If people don't like the sound o f it (I doubt I'd send my children there as employers won't have heard of it etc) why does it matter if someone sets it up? I love living in a country where people are free to do all sorts of thigns from home education to schools where you don't need to go to lessons like Summerhill, From Eton to state comps, state grammars to religious schools. I think it's great people have massive choice. Is it just the left who want us all the same in Mao suits in jobs which pay the same whetheryou're the Chinese dustman or doctor during the cultural revolution. Mind you some of these lecturers setting up this place are pretty lefty with ridiculous long hair - ugh..

smileANDwave2000 · 12/06/2011 17:53

its a bit exspensive unis cheaper ish i might add as you have books lodgings food entertainment ect to pay for too my dc is going to take out loans ect i may also downsize to assist ive two dcs who will be going if they can find a place and im a carer of a disabled DH and a ds whos autistic on a low income ect somehow ill manage it Confused but compared to my ds's Special school and the cost of that its nothing

Xenia · 12/06/2011 21:52

There are some grants for students under the new £9k a year system if parental income is low although families where it is high have no oblgiation to pay a penny to the child in England at 18 and plenty don't and throw them out so it's a bit unfair to subsidise some over others like that.

Yellowstone · 12/06/2011 22:40

Xenia it's not unfair. If a kid is 'thrown out' then he or she is classed as independent and gets different consideration under the student finance rules which I'd expect to put him or her on pretty much the same footing as a student with a parent or parents on very low income.

The universities intending to charge £9k pa from 2012 seem to have put in place very generous fee waiver and bursary schemes. Oxford and Cambridge have anyway and no doubt the rest will do as much as they can, as far as their finances allow.

Very narrow minded to judge people according to the length of their hair. It won't affect their intellect or dedication to teach.

Do kids really not have to attend lessons at Summerhill? That's very funny, given the fees.

The NCH still sounds like a college for rejects but perhaps it will surprise us all.

Xenia · 13/06/2011 11:06

Summerhill if I've got the right school rightly won a High Court challenge by a meddling local authority. Not all parents believe children shiould be forced into learning. Plenty want much more force. I like that we have a lot of freedom in the UK to educate at home and the like.

I thought if a parent chooses no to support a child at university (and many many even very rich parents don't pay a penny) that child is not given the same help a child from a family on benefits gets. They all get the loan for the fees under the old and new system but I thought not the £3k non repayable grant element or whatever it is and they may not be thrown out in holidays but both parents might have moved abroad or into studio flats or have 6 lovers at home so there isn't really a place to go in the 50% of ht year which is holiadys for students.
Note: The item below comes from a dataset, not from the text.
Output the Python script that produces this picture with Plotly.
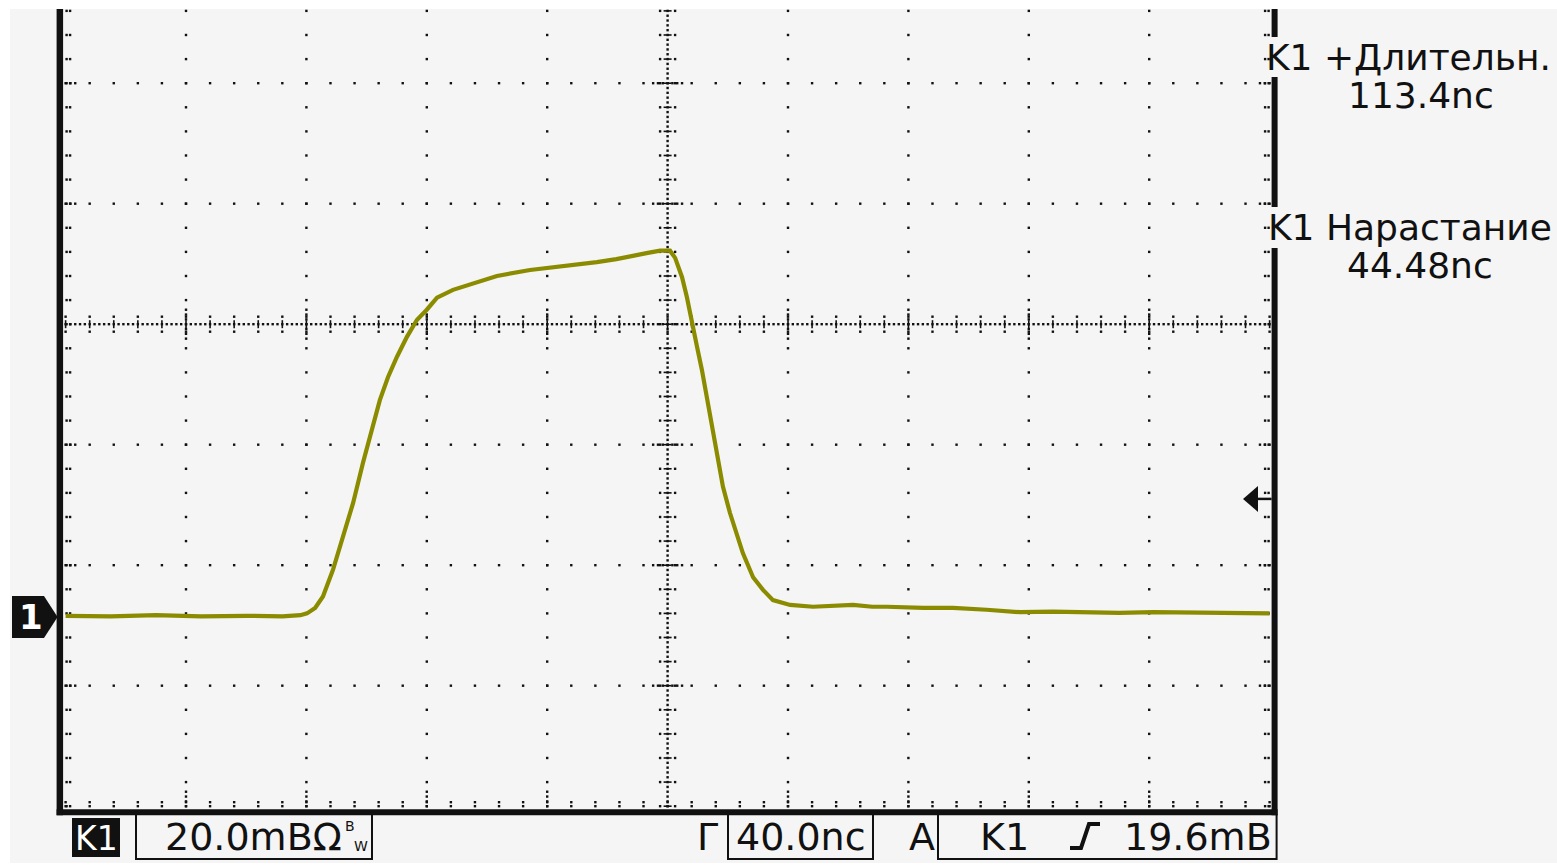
import plotly.graph_objects as go

# ---------------- data read from the screen ----------------
# scope settings
NS_PER_DIV = 40.0        # horizontal scale (Г 40.0nc)
MV_PER_DIV = 20.0        # vertical scale (K1 20.0mB)
TRIGGER_MV = 19.6        # trigger level (A K1 19.6mB)
H_DIVS = 10
CENTER_ROW_MV = 48.6     # level of the centre graticule line relative to the ground marker

# waveform, time in ns relative to the trigger point, amplitude in mV
t_ns = [-200, -185, -170, -155, -140, -128, -122, -119.8, -117.1, -114.5,
        -111.2, -107.8, -104.5, -101.2, -98.2, -95.6, -92.9, -89.9, -86.6, -83.3,
        -80.0, -76.6, -71.3, -64.7, -56.7, -45.7, -34.8, -23.5, -17.0, -12.5,
        -7.0, -2.5, 0.8, 2.5, 4.8, 6.4, 8.1, 9.8, 11.4, 13.1,
        14.8, 16.4, 18.4, 20.7, 23.1, 25.0, 28.4, 31.7, 35.0, 40.7,
        48.3, 55.0, 61.6, 68.0, 72.9, 85.0, 94.8, 106.0, 117.1, 128.0,
        139.4, 150.0, 161.3, 172.0, 183.6, 192.0, 200.0]
v_mv = [0.2, 0.1, 0.3, 0.1, 0.2, 0.1, 0.3, 0.6, 1.5, 3.4,
        7.8, 13.3, 18.9, 25.6, 31.5, 36.0, 39.8, 43.2, 46.5, 49.3,
        51.0, 53.0, 54.3, 55.4, 56.6, 57.6, 58.2, 58.9, 59.4, 59.9,
        60.4, 60.8, 60.8, 59.6, 56.4, 53.1, 49.3, 44.8, 41.0, 36.5,
        31.5, 27.2, 21.6, 17.3, 13.3, 10.6, 6.6, 4.5, 2.8, 2.0,
        1.7, 1.9, 2.0, 1.7, 1.7, 1.5, 1.5, 1.2, 0.8, 0.9,
        0.8, 0.7, 0.8, 0.7, 0.7, 0.5, 0.6]

# screen texts
meas_labels = ["K1 +Длительн.", "K1 Нарастание"]
meas_values = ["113.4nc", "44.48nc"]
ch_label = "K1"
ch_scale = "20.0mBΩ"
time_label = "Г"
time_scale = "40.0nc"
trig_label = "A"
trig_source = "K1"
trig_level = "19.6mB"
ground_label = "1"

# ---------------- layout geometry ----------------
W, H = 1557, 865
X0_PX = 667.6        # pixel column of t = 0
PX_PER_NS = 3.01
Y0_PX = 617.0        # pixel row of 0 mV (ground)
PX_PER_MV = 6.025
SCREEN_TOP_PX = 9
INK = "#111111"
TRACE = "#8b8b00"
FONT = "DejaVu Sans"


def t2px(t):
    return X0_PX + t * PX_PER_NS


def v2px(v):
    return Y0_PX - v * PX_PER_MV


def dx(px):
    return px / PX_PER_NS


def dy(px):
    return px / PX_PER_MV


def pp(xp, yp):
    return f"{xp / W:.5f},{1 - yp / H:.5f}"


x_range = [(0 - X0_PX) / PX_PER_NS, (W - X0_PX) / PX_PER_NS]
y_range = [(Y0_PX - H) / PX_PER_MV, Y0_PX / PX_PER_MV]

x_lo = -H_DIVS / 2 * NS_PER_DIV
x_hi = H_DIVS / 2 * NS_PER_DIV
y_bot = CENTER_ROW_MV - 4 * MV_PER_DIV
y_top = (Y0_PX - SCREEN_TOP_PX) / PX_PER_MV
minor_x = NS_PER_DIV / 5
minor_y = MV_PER_DIV / 5
dense_x = minor_x / 5
dense_y = minor_y / 5


def frange(a, b, step):
    out = []
    i = 0
    while a + i * step <= b + 1e-9:
        out.append(a + i * step)
        i += 1
    return out


rows = [CENTER_ROW_MV + k * MV_PER_DIV for k in (-3, -2, -1, 1, 2)]
cols = [x_lo + i * NS_PER_DIV for i in range(1, H_DIVS) if i != H_DIVS // 2]

gx, gy = [], []
# major rows / columns
for r in rows:
    for x in frange(x_lo, x_hi, minor_x):
        gx.append(x); gy.append(r)
    for k in (1, 2, 3):
        for s in (-1, 1):
            gx.append(s * k * dense_x); gy.append(r)
    for k in (1, 2):
        gx.append(x_lo + k * dense_x); gy.append(r)
        gx.append(x_hi - k * dense_x); gy.append(r)
for c in cols:
    for y in frange(y_bot, y_top, minor_y):
        gx.append(c); gy.append(y)
    for k in (1, 2, 3):
        for s in (-1, 1):
            gx.append(c); gy.append(CENTER_ROW_MV + s * k * dense_y)
    for k in (1, 2, 3):
        gx.append(c); gy.append(y_bot + k * dense_y)
# centre row and column (dense)
for x in frange(x_lo, x_hi, dense_x):
    gx.append(x); gy.append(CENTER_ROW_MV)
for y in frange(y_bot, y_top, dense_y):
    gx.append(0); gy.append(y)
# tick end dots on centre lines
for x in frange(x_lo, x_hi, minor_x):
    for s in (-1, 1):
        gx.append(x); gy.append(CENTER_ROW_MV + s * dy(7.5))
for y in frange(y_bot, y_top, minor_y):
    for s in (-1, 1):
        gx.append(s * dx(7.5)); gy.append(y)
# border ticks
for y in frange(y_bot, y_top, minor_y):
    for off in (1.0, 4.5):
        gx.append(x_lo + dx(off)); gy.append(y)
        gx.append(x_hi - dx(off)); gy.append(y)
for x in frange(x_lo, x_hi, minor_x):
    for off in (0.0, 4.0):
        gx.append(x); gy.append(y_bot + dy(off))

# tick bars on centre lines
bx, by = [], []
for x in frange(x_lo, x_hi, minor_x):
    bx += [x, x, None]
    by += [CENTER_ROW_MV - dy(4), CENTER_ROW_MV + dy(4), None]
for y in frange(y_bot, y_top, minor_y):
    bx += [-dx(4), dx(4), None]
    by += [y, y, None]

fig = go.Figure()
fig.add_trace(go.Scatter(x=gx, y=gy, mode="markers", hoverinfo="skip",
                         marker=dict(symbol="square", size=2.4, color=INK, line=dict(width=0))))
fig.add_trace(go.Scatter(x=bx, y=by, mode="lines", hoverinfo="skip",
                         line=dict(color=INK, width=1.6)))
fig.add_trace(go.Scatter(x=t_ns, y=v_mv, mode="lines", hoverinfo="skip",
                         line=dict(color=TRACE, width=4.2)))

shapes = []
# screen background
shapes.append(dict(type="rect", xref="paper", yref="paper", layer="below",
                   x0=10 / W, x1=1, y0=1 - 863 / H, y1=1 - SCREEN_TOP_PX / H,
                   fillcolor="#f5f5f5", line=dict(width=0)))


def prect(x0, y0, x1, y1, fill=INK, line_w=0, layer="above"):
    return dict(type="rect", xref="paper", yref="paper", layer=layer,
                x0=x0 / W, x1=x1 / W, y0=1 - y1 / H, y1=1 - y0 / H,
                fillcolor=fill, line=dict(width=line_w, color=INK))


left_px = t2px(x_lo)
right_px = t2px(x_hi)
bot_px = v2px(y_bot)
# graticule frame
shapes.append(prect(left_px - 9, SCREEN_TOP_PX, left_px - 2.5, bot_px + 9))
shapes.append(prect(left_px - 9, bot_px + 3, right_px + 8, bot_px + 9))
for (a, b) in [(SCREEN_TOP_PX, 37), (77, 207), (248, bot_px + 9)]:
    shapes.append(prect(right_px + 2, a, right_px + 8, b))

# ground marker
gy_px = v2px(0)
shapes.append(dict(type="path", xref="paper", yref="paper", layer="above",
                   path=f"M{pp(12, gy_px - 21)} L{pp(44, gy_px - 21)} L{pp(left_px - 8, gy_px)} "
                        f"L{pp(44, gy_px + 21)} L{pp(12, gy_px + 21)} Z",
                   fillcolor=INK, line=dict(width=0)))
# trigger level arrow
ty_px = v2px(TRIGGER_MV)
shapes.append(dict(type="path", xref="paper", yref="paper", layer="above",
                   path=f"M{pp(1243, ty_px)} L{pp(1258, ty_px - 13)} L{pp(1258, ty_px + 13)} Z",
                   fillcolor=INK, line=dict(width=0)))
shapes.append(dict(type="line", xref="paper", yref="paper", layer="above",
                   x0=1256 / W, x1=(right_px + 2) / W, y0=1 - ty_px / H, y1=1 - ty_px / H,
                   line=dict(color=INK, width=2.5)))

# bottom read-out boxes
shapes.append(prect(72, 818, 120, 857))
for (x0, x1) in [(136, 372), (728, 873), (938, right_px + 7)]:
    shapes.append(dict(type="path", xref="paper", yref="paper", layer="above",
                       path=f"M{pp(x0, bot_px + 8)} L{pp(x0, 859)} L{pp(x1, 859)} L{pp(x1, bot_px + 8)}",
                       line=dict(color=INK, width=2)))
# rising edge symbol
shapes.append(dict(type="path", xref="paper", yref="paper", layer="above",
                   path=f"M{pp(1070, 848)} L{pp(1081, 848)} L{pp(1089, 824)} L{pp(1100, 824)}",
                   line=dict(color=INK, width=4)))

ann = []


def text(s, xp, yp, size, anchor="center", color=INK, bold=False):
    ann.append(dict(text=f"<b>{s}</b>" if bold else s, xref="paper", yref="paper",
                    x=xp / W, y=1 - yp / H, xanchor=anchor, yanchor="middle",
                    showarrow=False, font=dict(family=FONT, size=size, color=color)))


text(meas_labels[0], 1264, 57, 36, "left")
text(meas_values[0], 1421, 95, 36)
text(meas_labels[1], 1266, 228, 36, "left")
text(meas_values[1], 1420, 266, 36)

text(ch_label, 96, 838, 33, color="white")
text(ch_scale, 344, 837, 38, "right")
text("B", 350, 826, 14)
text("W", 361, 846, 14)
text(time_label, 708, 837, 38)
text(time_scale, 801, 837, 38)
text(trig_label, 922, 837, 38)
text(trig_source, 1004, 837, 38)
text(trig_level, 1274, 837, 38, "right")
text(ground_label, 31, gy_px, 34, color="white", bold=True)

fig.update_layout(
    width=W, height=H, autosize=False,
    margin=dict(l=0, r=0, t=0, b=0, pad=0),
    paper_bgcolor="white", plot_bgcolor="rgba(0,0,0,0)",
    showlegend=False,
    xaxis=dict(range=x_range, visible=False, fixedrange=True),
    yaxis=dict(range=y_range, visible=False, fixedrange=True),
    shapes=shapes, annotations=ann,
)

fig.write_html("out.html", config={"displayModeBar": False, "staticPlot": True},
               post_script="document.body.style.margin='0px';document.body.style.overflow='hidden';")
Although there's nothing tos top them working abroad all summer as some of mine have done.

Yellowstone · 13/06/2011 12:31

Oops, sorry, was thinking of Summer Fields....That would have been funny(ish).

To be 'independent' a student will have to be living apart from his or her parents but that's what 'thrown out' does on the whole.

Very odd rich parent that would choose not to supplement the minimum a dependent student can get. If I was that student and the parents had no good reason (which they might: rubbish course, dossy child etc.), I'd be likely to move out by choice.

crystalglasses · 13/06/2011 13:21

Yellowstone, not all of such parents are 'rich' .

All 18 year olds are adults, and parents cannot be legally compelled to support them through university.

Also, once in a career, the child of poorer parents, may well end up far richer than the child of the so called rich parent but with a much lower student debt. How is that fair?